What did Shack see during his Glen Park adventure? Who did he see? What did people think upon seeing a Corgi out for a morning stroll, sans owner or leash? It was six blocks before someone finally took some action. What made Shack decide to head North? He went in a direction we never go.

I guess he was just curious. But you know what that did to the cat.

3) Crossword puzzles: At this point in time, you can compare my enthusiasm for crossword puzzles to that of Sonny the bird for Cocoa Puffs. I do two of them a day, sometimes three, even though it means I have to suffer through the San Francisco Chronicle to get my puzzles.

Sandra Bullock is disgusted with this new habit. I gave up drinking Coke, only to find a new compulsion. This one is more time-consuming.

4) Eating breakfast: this morning, already throw off track by the purimschpiel, I decided to go to the post office and then eat a proper breakfast at this place in Noe Valley that I've never been to. It has a U-shaped counter and an old sign. Good enough.

Two seats away was Rob. He wasn't eating, just drinking coffee and drawing. He wasn't eating, I later learned while eavesdropping on his conversation with Lisa, the waitress, because he was committed to a diet that was "like a journey toward natural." I didn't hear the specifics, but whatever they were, the journey had blessed him with an overall "smoothness." Everything was smooth, his breathing, his sleeping. His head, I might add, if mine weren't well on the way toward smoothness itself.

Soon after Rob revealed his smoothness, Lisa dropped off my two scrambled eggs and hash browns. "These eggs," I thought, "are like a journey toward heart disease."

A snowboarding guy walked in and sat on the other side of the U. He was there for one reason: to talk to the other waitress, not Lisa. Both Lisa and the other waitress were young and attractive, which was surprising, given that you would expect most places with U-shaped counters to be staffed by Alice, Vera and Flo. Maybe you would expect that if you watched too much TV instead of working.

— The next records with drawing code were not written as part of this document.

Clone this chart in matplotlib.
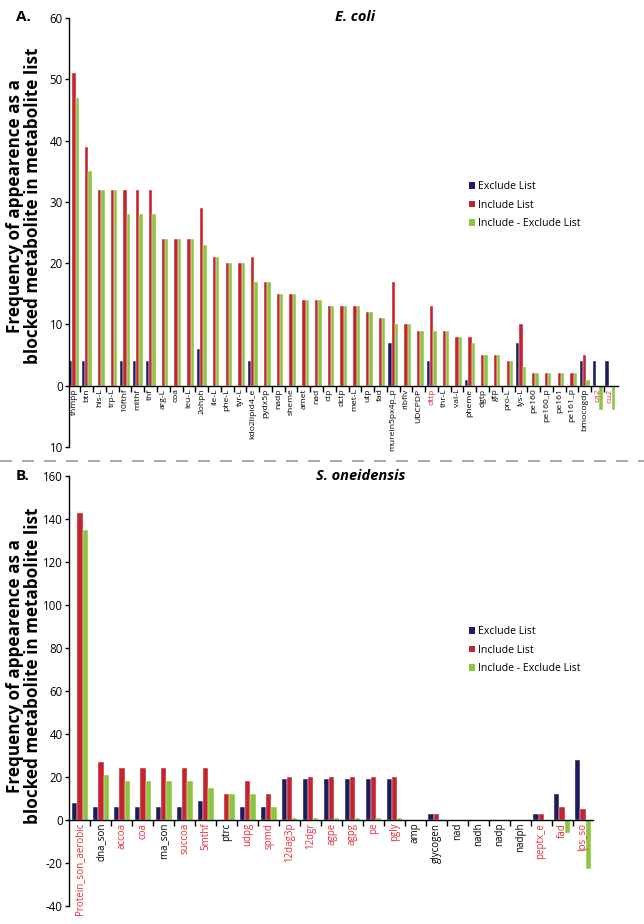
import matplotlib
matplotlib.use("Agg")
import matplotlib.pyplot as plt
from matplotlib.patches import Patch
from matplotlib.lines import Line2D
import numpy as np

plt.rcParams['font.family'] = ['Open Sans', 'DejaVu Sans']
plt.rcParams['axes.unicode_minus'] = False

# ---------------- Data: E. coli ----------------
ecoli_labels = ["thmpp", "btn", "his-L", "trp-L", "10fthf", "mlthf", "thf", "arg-L", "coa",
                "leu-L", "2ohph", "ile-L", "phe-L", "tyr-L", "kdo2lipid4_e", "pydx5p", "nadp",
                "sheme", "amet", "nad", "ctp", "dctp", "met-L", "utp", "fad", "murein5px4p_p",
                "ribflv", "UDCPDP", "dttp", "thr-L", "val-L", "pheme", "dgtp", "gtp", "pro-L",
                "lys-L", "pe160", "pe160_p", "pe161", "pe161_p", "bmocogdp", "ca2", "cu2"]
ecoli_red_labels = ["dttp", "ca2", "cu2"]
ecoli_exclude = [4, 4, 0, 0, 4, 4, 4, 0, 0, 0, 6, 0, 0, 0, 4, 0, 0, 0, 0, 0, 0, 0, 0, 0, 0, 7,
                 0, 0, 4, 0, 0, 1, 0, 0, 0, 7, 0, 0, 0, 0, 4, 4, 4]
ecoli_include = [51, 39, 32, 32, 32, 32, 32, 24, 24, 24, 29, 21, 20, 20, 21, 17, 15, 15, 14, 14,
                 13, 13, 13, 12, 11, 17, 10, 9, 13, 9, 8, 8, 5, 5, 4, 10, 2, 2, 2, 2, 5, 0, 0]
ecoli_diff = [47, 35, 32, 32, 28, 28, 28, 24, 24, 24, 23, 21, 20, 20, 17, 17, 15, 15, 14, 14,
              13, 13, 13, 12, 11, 10, 10, 9, 9, 9, 8, 7, 5, 5, 4, 3, 2, 2, 2, 2, 1, -4, -4]
ecoli_yticks = [-10, 0, 10, 20, 30, 40, 50, 60]
ecoli_yticklabels = ["10", "0", "10", "20", "30", "40", "50", "60"]

# ---------------- Data: S. oneidensis ----------------
son_labels = ["Protein_son_aerobic", "dna_son", "accoa", "coa", "rna_son", "succoa", "5mthf",
              "ptrc", "udpg", "spmd", "12dag3p", "12dgr", "agpe", "agpg", "pe", "pgly", "amp",
              "glycogen", "nad", "nadh", "nadp", "nadph", "peptx_e", "fad", "lps_so"]
son_black_labels = ["dna_son", "rna_son", "ptrc", "amp", "glycogen", "nad", "nadh", "nadp", "nadph"]
son_exclude = [8, 6, 6, 6, 6, 6, 9, 0, 6, 6, 19, 19, 19, 19, 19, 19, 0, 3, 0, 0, 0, 0, 3, 12, 28]
son_include = [143, 27, 24, 24, 24, 24, 24, 12, 18, 12, 20, 20, 20, 20, 20, 20, 0, 3, 0, 0, 0, 0, 3, 6, 5]
son_diff = [135, 21, 18, 18, 18, 18, 15, 12, 12, 6, 1, 1, 1, 1, 1, 1, 0, 0, 0, 0, 0, 0, 0, -6, -23]
son_yticks = [-40, -20, 0, 20, 40, 60, 80, 100, 120, 140, 160]

series_names = ["Exclude List", "Include List", "Include - Exclude List"]
colors = ["#1d1d5e", "#c6232d", "#8cc640"]
red_text = "#e0303a"

W, H = 644, 924
fig = plt.figure(figsize=(W / 100, H / 100), dpi=100)


def px_axes(left, top, right, bottom):
    return fig.add_axes([left / W, 1 - bottom / H, (right - left) / W, (bottom - top) / H])


def draw(ax, labels, series, bw, xlim, ylim, yticks, yticklabels, redset, label_fs, tick_fs):
    x = np.arange(len(labels))
    for k, (vals, c) in enumerate(zip(series, colors)):
        ax.bar(x + (k - 1) * bw, vals, width=bw, color=c, edgecolor='white', linewidth=0.3)
    ax.set_xlim(*xlim)
    ax.set_ylim(*ylim)
    for s in ['top', 'right']:
        ax.spines[s].set_visible(False)
    ax.spines['bottom'].set_position(('data', 0))
    ax.spines['bottom'].set_linewidth(1.0)
    ax.spines['left'].set_linewidth(1.0)
    ax.set_xticks(x)
    ax.set_xticklabels(labels, rotation=90, fontsize=label_fs, va='top', ha='center')
    ax.set_xticks(x[:-1] + 0.5, minor=True)
    ax.tick_params(axis='x', which='major', length=0, pad=2)
    ax.tick_params(axis='x', which='minor', length=4, width=1.0, direction='out')
    for t in ax.get_xticklabels():
        if t.get_text() in redset:
            t.set_color(red_text)
    ax.set_yticks(yticks)
    ax.set_yticklabels(yticklabels, fontsize=tick_fs)
    ax.tick_params(axis='y', length=3, width=1.0, direction='out', pad=1.5)


# Top panel
ax1 = px_axes(69, 18, 618, 447)
draw(ax1, ecoli_labels, [ecoli_exclude, ecoli_include, ecoli_diff], 0.26, (-0.39, 42.6),
     (-10, 60), ecoli_yticks, ecoli_yticklabels, set(ecoli_red_labels), 6.1, 8.3)

# Bottom panel
ax2 = px_axes(69, 476, 593, 906)
son_red = set(l for l in son_labels if l not in son_black_labels)
draw(ax2, son_labels, [son_exclude, son_include, son_diff], 0.25, (-0.525, 24.475),
     (-40, 160), son_yticks, [str(v) for v in son_yticks], son_red, 7.0, 8.3)

ylabel = "Frequency of appearence as a\nblocked metabolite in metabolite list"
fig.text(24 / W, 1 - 206 / H, ylabel, rotation=90, ha='center', va='center',
         fontsize=12.3, fontweight='bold', linespacing=0.95)
fig.text(24 / W, 1 - 666 / H, ylabel, rotation=90, ha='center', va='center',
         fontsize=12.3, fontweight='bold', linespacing=0.95)

fig.text(16 / W, 1 - 17 / H, "A.", fontsize=11, fontweight='bold', ha='left', va='center')
fig.text(16 / W, 1 - 476 / H, "B.", fontsize=11, fontweight='bold', ha='left', va='center')
fig.text(355 / W, 1 - 17 / H, "E. coli", fontsize=10.5, fontweight='bold', style='italic',
         ha='center', va='center')
fig.text(361 / W, 1 - 476 / H, "S. oneidensis", fontsize=10.5, fontweight='bold', style='italic',
         ha='center', va='center')

# dashed separator
fig.add_artist(Line2D([0, 1], [1 - 461 / H, 1 - 461 / H], transform=fig.transFigure,
                      color='#999999', linewidth=1.2, dashes=(7.2, 6)))

handles = [Patch(facecolor=c, edgecolor='none') for c in colors]
for ytop in (181, 626):
    fig.legend(handles, series_names, loc='upper left', bbox_to_anchor=(469 / W, 1 - ytop / H),
               frameon=False, fontsize=7.6, handlelength=0.6, handleheight=0.6,
               handletextpad=0.25, labelspacing=0.72, borderpad=0, borderaxespad=0)

fig.savefig("out.png", dpi=100)
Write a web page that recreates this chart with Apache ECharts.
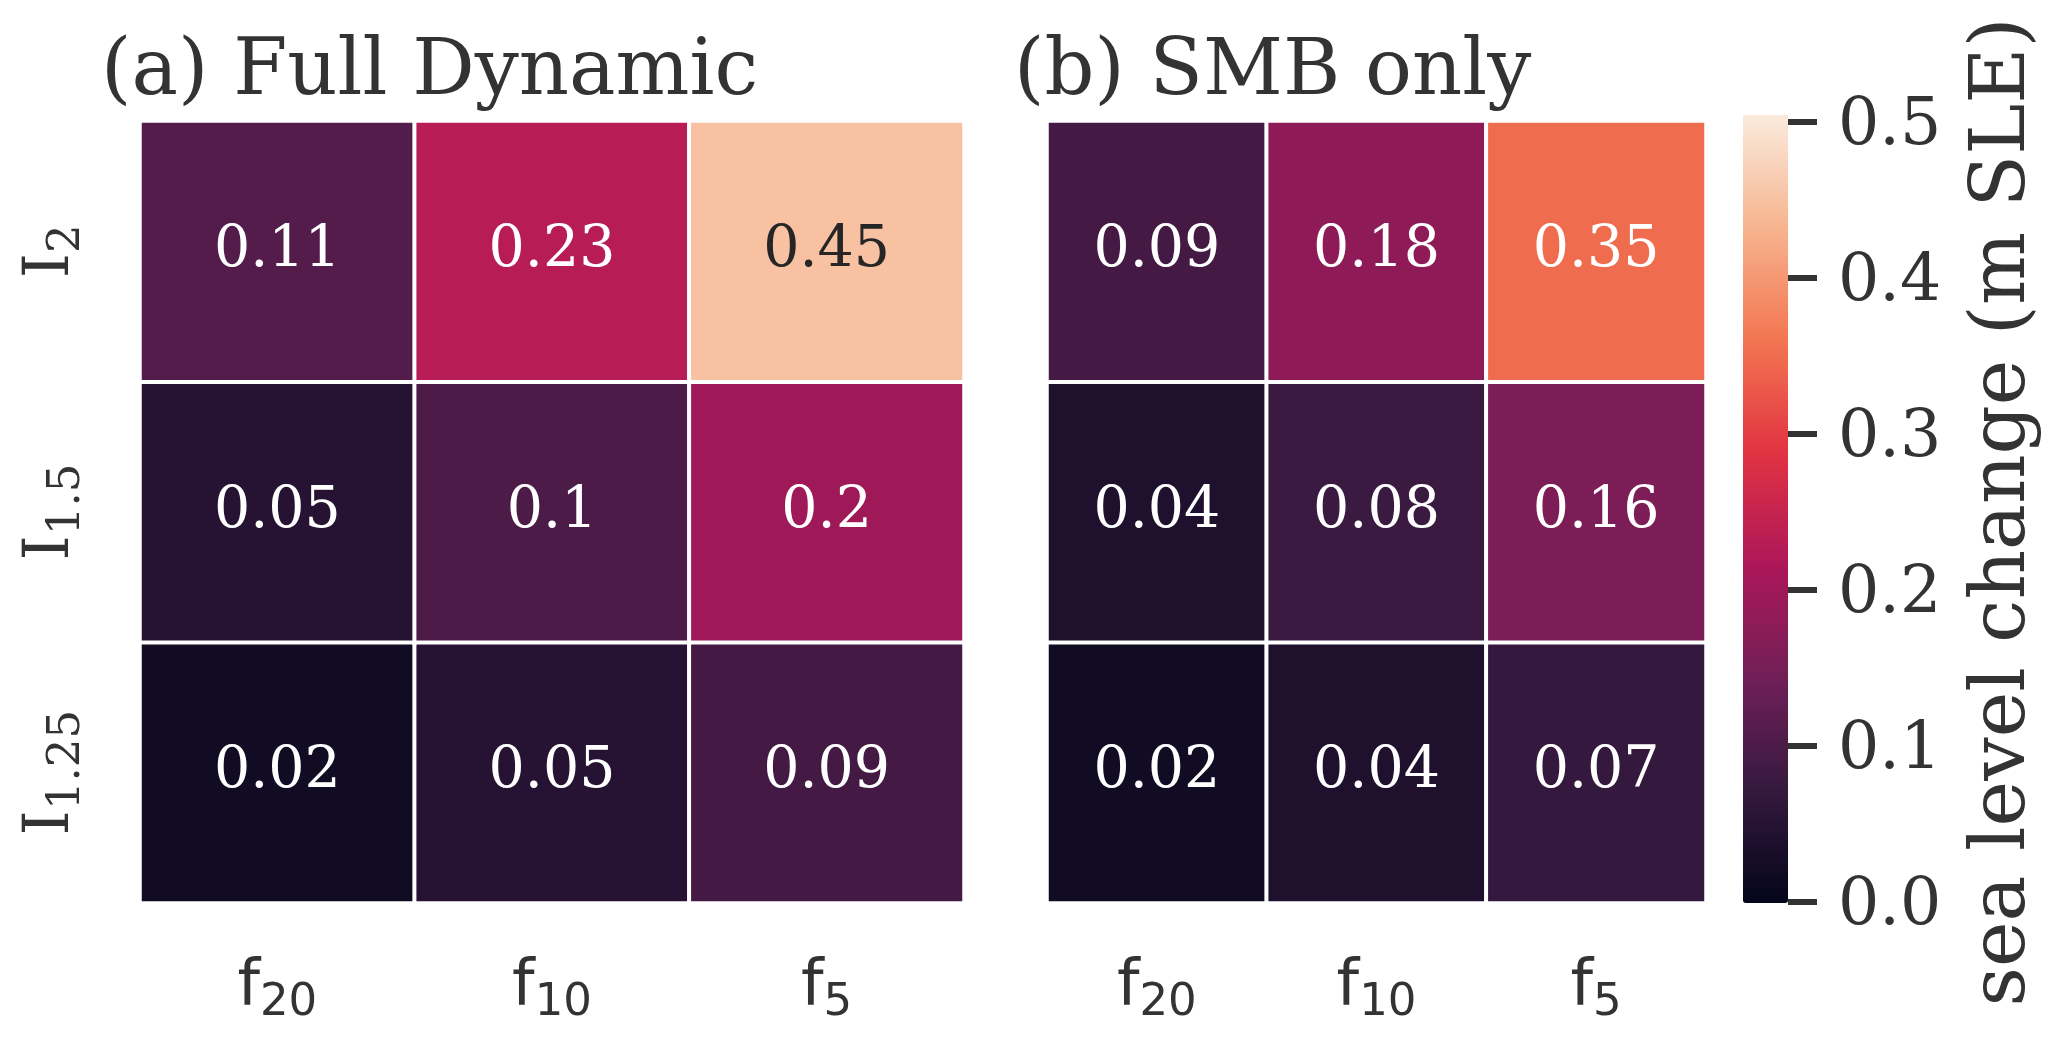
<!DOCTYPE html>
<html><head><meta charset="utf-8">
<script src="https://cdn.jsdelivr.net/npm/echarts@6/dist/echarts.min.js"></script>
<style>html,body{margin:0;padding:0;background:#fff}#c{width:2067px;height:1040px}</style>
</head><body><div id="c"></div>
<script>
// ---- data ----
const xCategories = ['f_20', 'f_10', 'f_5'];
const yCategories = ['I_1.25', 'I_1.5', 'I_2']; // bottom -> top
const fullDynamic = [ // rows bottom -> top
  [0.02, 0.05, 0.09],
  [0.05, 0.1, 0.2],
  [0.11, 0.23, 0.45]
];
const smbOnly = [
  [0.02, 0.04, 0.07],
  [0.04, 0.08, 0.16],
  [0.09, 0.18, 0.35]
];
const panelTitles = ['(a) Full Dynamic', '(b) SMB only'];
const colorbarLabel = 'sea level change (m SLE)';
const colorMin = 0, colorMax = 0.505;
const tickMin = 0, tickMax = 0.5, tickStep = 0.1;
const rocket = ['#03051A', '#35193E', '#701F57', '#AD1759', '#E13342', '#F37651', '#F6B48F', '#FAEBDD'];

// ---- styling ----
const TXT = '#333333';
const SERIF = 'DejaVu Serif';
const SANS = 'DejaVu Sans';

function subLabel(s) {
  const p = s.split('_');
  return '{m|' + p[0] + '}{s|' + p[1] + '}';
}
function cells(matrix) {
  const out = [];
  matrix.forEach((row, yi) => row.forEach((v, xi) => {
    out.push({ value: [xi, yi, v], label: { color: (v - colorMin) / (colorMax - colorMin) > 0.75 ? '#262626' : '#ffffff' } });
  }));
  return out;
}

const grids = [
  { left: 140, top: 121, width: 824, height: 782 },
  { left: 1047, top: 121, width: 659, height: 782 },
  { left: 1743, top: 122, width: 45, height: 780 }
];

const xRich = {
  m: { fontFamily: SANS, fontSize: 64, lineHeight: 80, color: TXT },
  s: { fontFamily: SANS, fontSize: 45, lineHeight: 49, padding: [31, 0, 0, 0], color: TXT }
};
const yRich = {
  m: { fontFamily: SERIF, fontSize: 64, lineHeight: 80, color: TXT },
  s: { fontFamily: SERIF, fontSize: 45, lineHeight: 47, padding: [33, 0, 0, 0], color: TXT }
};

function catX(gi) {
  return {
    type: 'category', gridIndex: gi, data: xCategories, position: 'bottom',
    axisLine: { show: false }, axisTick: { show: false }, splitLine: { show: false },
    axisLabel: { margin: 45, formatter: subLabel, rich: xRich }
  };
}
function catY(gi, showLabels) {
  return {
    type: 'category', gridIndex: gi, data: yCategories,
    axisLine: { show: false }, axisTick: { show: false }, splitLine: { show: false },
    axisLabel: { show: showLabels, rotate: 90, margin: 49, formatter: subLabel, rich: yRich }
  };
}

const cellLabel = {
  show: true, fontFamily: SERIF, fontSize: 57,
  formatter: p => String(p.value[2])
};

const option = {
  backgroundColor: '#ffffff',
  animation: false,
  title: panelTitles.map((t, i) => ({
    text: t, left: i === 0 ? 101 : 1014, top: 35, padding: 0,
    textStyle: { fontFamily: SERIF, fontSize: 78, lineHeight: 78, fontWeight: 'normal', color: TXT }
  })),
  grid: grids,
  xAxis: [catX(0), catX(1), { type: 'value', gridIndex: 2, show: false, min: 0, max: 1 }],
  yAxis: [
    catY(0, true), catY(1, false),
    {
      type: 'value', gridIndex: 2, position: 'right', min: tickMin, max: tickMax, interval: tickStep,
      axisLine: { show: false, onZero: false }, splitLine: { show: false },
      axisTick: { show: true, inside: false, length: 29, lineStyle: { color: TXT, width: 6 } },
      axisLabel: {
        margin: 50, formatter: v => '{v|' + v.toFixed(1) + '}',
        rich: { v: { fontFamily: SERIF, fontSize: 65, lineHeight: 70, color: TXT, padding: [11, 0, 0, 0] } }
      },
      name: colorbarLabel, nameLocation: 'middle', nameRotate: 90, nameGap: 177,
      nameTextStyle: { fontFamily: SERIF, fontSize: 77, lineHeight: 77, color: TXT }
    }
  ],
  visualMap: {
    type: 'continuous', min: colorMin, max: colorMax, seriesIndex: [0, 1],
    calculable: false, hoverLink: false, orient: 'vertical',
    left: 1743, top: 115, itemWidth: 45, itemHeight: 788, padding: 0,
    inRange: { color: rocket }
  },
  series: [
    { type: 'heatmap', xAxisIndex: 0, yAxisIndex: 0, data: cells(fullDynamic), label: cellLabel,
      itemStyle: { borderColor: '#ffffff', borderWidth: 4 }, emphasis: { disabled: true } },
    { type: 'heatmap', xAxisIndex: 1, yAxisIndex: 1, data: cells(smbOnly), label: cellLabel,
      itemStyle: { borderColor: '#ffffff', borderWidth: 4 }, emphasis: { disabled: true } }
  ]
};
const chart = echarts.init(document.getElementById('c'));
chart.setOption(option);
</script>
</body></html>
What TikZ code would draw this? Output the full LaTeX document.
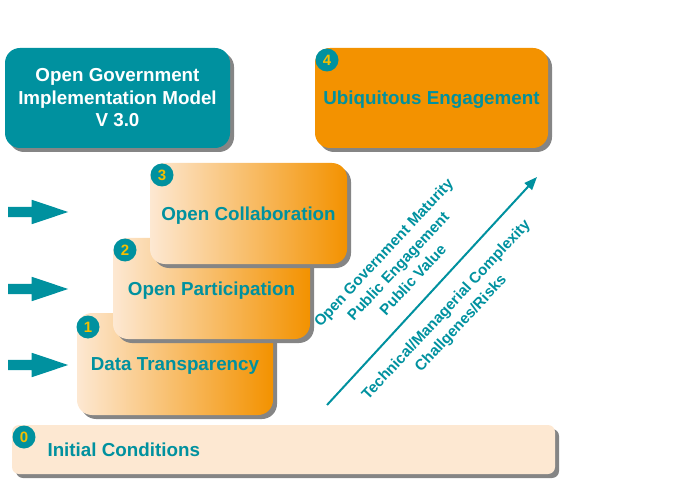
\documentclass[tikz,border=0pt]{standalone}
\usepackage{fontspec}
\setmainfont{Liberation Sans}
\usetikzlibrary{arrows.meta,positioning,calc,shadows,shapes.arrows}

\definecolor{ogteal}{HTML}{00919F}
\definecolor{ogorange}{HTML}{F39200}
\definecolor{ogpeach}{HTML}{FDE8D2}
\definecolor{oggold}{HTML}{F5BE00}

\begin{document}
\begin{tikzpicture}[x=1pt, y=-1pt,
    box/.style={rounded corners=15pt, outer sep=0pt, inner sep=0pt, align=center,
      font=\fontsize{18.8pt}{22.5pt}\selectfont\bfseries,
      drop shadow={shadow xshift=4pt, shadow yshift=-4pt, fill=black!48, opacity=1}},
    stagebox/.style={box, left color=ogpeach, right color=ogorange, text=ogteal,
      text depth=0pt, minimum width=197pt, minimum height=101pt, anchor=north west},
    numdot/.style={circle, fill=ogteal, text=oggold, minimum size=23pt, inner sep=0pt,
      font=\fontsize{15pt}{15pt}\selectfont\bfseries},
    pusharrow/.style={single arrow, fill=ogteal, draw=none, inner sep=5pt,
      single arrow head extend=7pt, single arrow tip angle=37, minimum height=60pt,
      anchor=tail},
    slantlabel/.style={rotate=47, text=ogteal, align=center,
      font=\fontsize{15.2pt}{20pt}\selectfont\bfseries}
  ]
  \useasboundingbox (0,0) rectangle (680,481);

  % title and target level
  \node (title) [box, fill=ogteal, text=white, minimum width=225pt, minimum height=100pt,
    anchor=north west] at (5,48) {Open Government\\Implementation Model\\V 3.0};
  \node (ubiq) [box, fill=ogorange, text=ogteal, text depth=-1pt, minimum width=233pt,
    minimum height=100pt, anchor=north west] at (315,48) {Ubiquitous Engagement};
  \node (n4) [numdot] at ($(ubiq.north west)+(12,12)$) {4};

  % the three stairs
  \node (transp) [stagebox, minimum width=196pt, minimum height=102pt] at (77,313) {Data Transparency};
  \node (n1) [numdot] at ($(transp.north west)+(11,14)$) {1};
  \node (partic) [stagebox] at (113,238) {Open Participation};
  \node (n2) [numdot] at ($(partic.north west)+(12,12)$) {2};
  \node (collab) [stagebox] at (150,163) {Open Collaboration};
  \node (n3) [numdot] at ($(collab.north west)+(12,12)$) {3};

  % base level
  \node (initial) [box, rounded corners=7pt, fill=ogpeach, minimum width=543pt, minimum height=49pt,
    anchor=north west] at (12,425) {};
  \node (n0) [numdot] at ($(initial.north west)+(12,12)$) {0};
  \node (initlabel) [anchor=west, text=ogteal, font=\fontsize{18.8pt}{22pt}\selectfont\bfseries]
    at (44,450) {Initial Conditions};

  % arrows pointing at the stairs
  \node (push3) [pusharrow] at (8,212) {};
  \node (push2) [pusharrow] at (8,289) {};
  \node (push1) [pusharrow] at (8,365) {};

  % growth arrow
  \coordinate (growstart) at (327,405);
  \coordinate (growend) at (537,177);
  \draw[-{Triangle[length=13pt, width=10pt]}, line width=2pt, ogteal] (growstart) -- (growend);

  \node (maturity) [slantlabel] at (398,266) {Open Government Maturity\\Public Engagement\\Public Value};
  \node (complexity) [slantlabel] at (454,317) {Technical/Managerial Complexity\\Challgenes/Risks};
\end{tikzpicture}
\end{document}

Lisa was living with her boyfriend in a studio apartment, which was working out well because they'd bought this big bookshelf / room divider at IKEA. Whether the new guy knew this or not, he was interested in Lisa's co-worker. So they played their little game. Her body language suggested that she was interested. His order of a cheesburger at 10:30 in the morning suggested that he was willing to do whatever he needed to do to advance this relationship.

Eventually, he got up and went to buy a snowboarding magazine, then returned wearing large sunglasses. The waitress went back to his spot on the U and stood there talking to him.

Ignored by both of them were two of the most disheveled, yet not-unclean old men I've ever seen. They sat near the cash register and said things like, "Can you believe there was an earthquake last night? Near Lafayette!" and "120 tons of rocks falling down Telegraph Hill!"

With all of this going on, do you blame me for not working? Who can work when there's so much to see?

It's not going to get better, not today. Even though I have a Monday deadline, I am going to go back to school to watch the Jawa -- actually dressed as a Jawa -- play the Star Wars theme on his saxaphone for the talent show that they don't call a talent show because, I guess, if you suggest that the performers have talent, that must mean that the audience does not, and we're all talented here.

And special.

120 tons of rocks falling down Telegraph Hill. I can't even imagine.